Originally, the hotel was built as a palace for a baron in 1858, with stables, servant quarters and a grand ballroom. In 1881, after four years of renovating, the Hotel Des Indes was opened. It was a hotel with refined taste and elegance where decadent parties and exclusive banquets were held.
Jewish hideout in the attic
An interesting anecdote comes from the time of the German occupation. While the German soldiers enjoyed many festive occasions in the Hotel, the management actually hid Jewish people on the top floor (they all survived the war).
The Hotel Des Indes is now part of an international hotel chain, but the interior of Hotel Des Indes is still fantastic. Definitely stop here for a coffee on your side trip to The Hague, it feels like you go back in time a 100 years.
7. Scheveningen beach
Scheveningen, a rather unpronounceable district of The Hague is definitely worth a visit.
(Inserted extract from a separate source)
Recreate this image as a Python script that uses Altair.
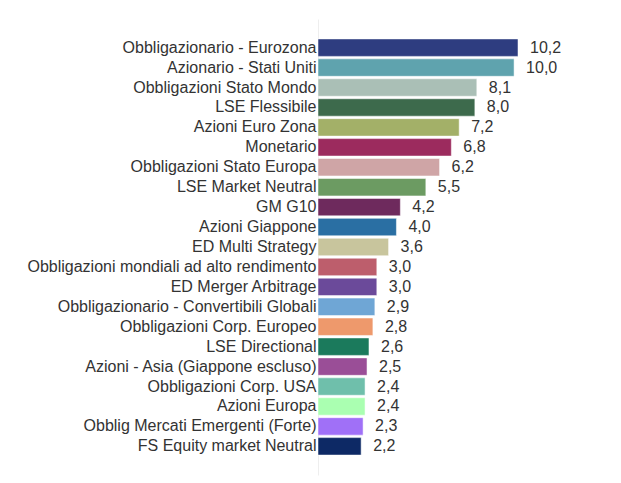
import altair as alt
import pandas as pd

categories = [
    "Obbligazionario - Eurozona",
    "Azionario - Stati Uniti",
    "Obbligazioni Stato Mondo",
    "LSE Flessibile",
    "Azioni Euro Zona",
    "Monetario",
    "Obbligazioni Stato Europa",
    "LSE Market Neutral",
    "GM G10",
    "Azioni Giappone",
    "ED Multi Strategy",
    "Obbligazioni mondiali ad alto rendimento",
    "ED Merger Arbitrage",
    "Obbligazionario - Convertibili Globali",
    "Obbligazioni Corp. Europeo",
    "LSE Directional",
    "Azioni - Asia (Giappone escluso)",
    "Obbligazioni Corp. USA",
    "Azioni Europa",
    "Obblig Mercati Emergenti (Forte)",
    "FS Equity market Neutral",
]
values = [10.2, 10.0, 8.1, 8.0, 7.2, 6.8, 6.2, 5.5, 4.2, 4.0, 3.6, 3.0, 3.0, 2.9, 2.8, 2.6, 2.5, 2.4, 2.4, 2.3, 2.2]
colors = [
    "#2e3d80", "#5fa3ae", "#aabfb6", "#3d6a4c", "#a3b068", "#9c2b5e", "#cfa5a6",
    "#6c9b62", "#6e2a5d", "#2a6fa3", "#c8c59d", "#bd5e6c", "#6b4a9a", "#6fa6d5",
    "#ee996c", "#1b7a5c", "#9a4e97", "#6fbfab", "#aaffb1", "#a070f7", "#0d2965",
]

df = pd.DataFrame({"cat": categories, "val": values})

y = alt.Y(
    "cat:N",
    sort=categories,
    scale=alt.Scale(paddingInner=0.125, paddingOuter=1),
    axis=alt.Axis(
        title=None,
        ticks=False,
        domain=True,
        domainColor="#eeeeee",
        domainWidth=1,
        labelFont="Liberation Sans",
        labelFontSize=16,
        labelColor="#333333",
        labelPadding=2,
        labelLimit=400,
        minExtent=310,
        maxExtent=310,
        grid=False,
    ),
)
x = alt.X("val:Q", scale=alt.Scale(domain=[0, 10.2], nice=False, zero=True), axis=None)

bars = alt.Chart(df).mark_bar(stroke="white", strokeWidth=1, strokeOpacity=0.5).encode(
    y=y,
    x=x,
    color=alt.Color("cat:N", scale=alt.Scale(domain=categories, range=colors), legend=None),
)

labels = alt.Chart(df).transform_calculate(
    lab="replace(format(datum.val, '.1f'), '.', ',')"
).mark_text(
    align="left", baseline="middle", dx=12, font="Liberation Sans", fontSize=16, color="#333333"
).encode(y=y, x=x, text="lab:N")

chart = (bars + labels).properties(
    width=200,
    height=456,
    padding={"top": 11, "left": 0, "right": 5, "bottom": 5},
    background="white",
).configure_view(stroke=None)

chart.save("out.html", embed_options={"renderer": "svg", "actions": False})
The seaside resort Scheveningen has a long beach boulevard to stroll or you can take the promenade on the 300-meter long pier. You can stroll to the view deck with an amazing view on the sandy dunes onshore or kilometers on the North Sea.
Along the promenade, there is also an indoor shopping arcade and a casino. In summer, Scheveningen beach is long and broad and you can find an empty beach seat at one of the many beach pavilions, bars, and restaurants. You can reach Scheveningen beach easily by tram (9,1 or 11) or bus (22).
Madurodam is a famous miniature park near The Hague. It’s really funny to see all of Holland’s most famous buildings and attractions in their mini-version: the Rijksmuseum, the tulip fields, the Amsterdam canals, they are all there.
The park also has some interactive attractions that are fun and educational, especially for children. Like Nieuw Amsterdam, where you board a 17th-century ship and sail to the East. And ‘Waterwolf’ where you can help out with the draining of Holland.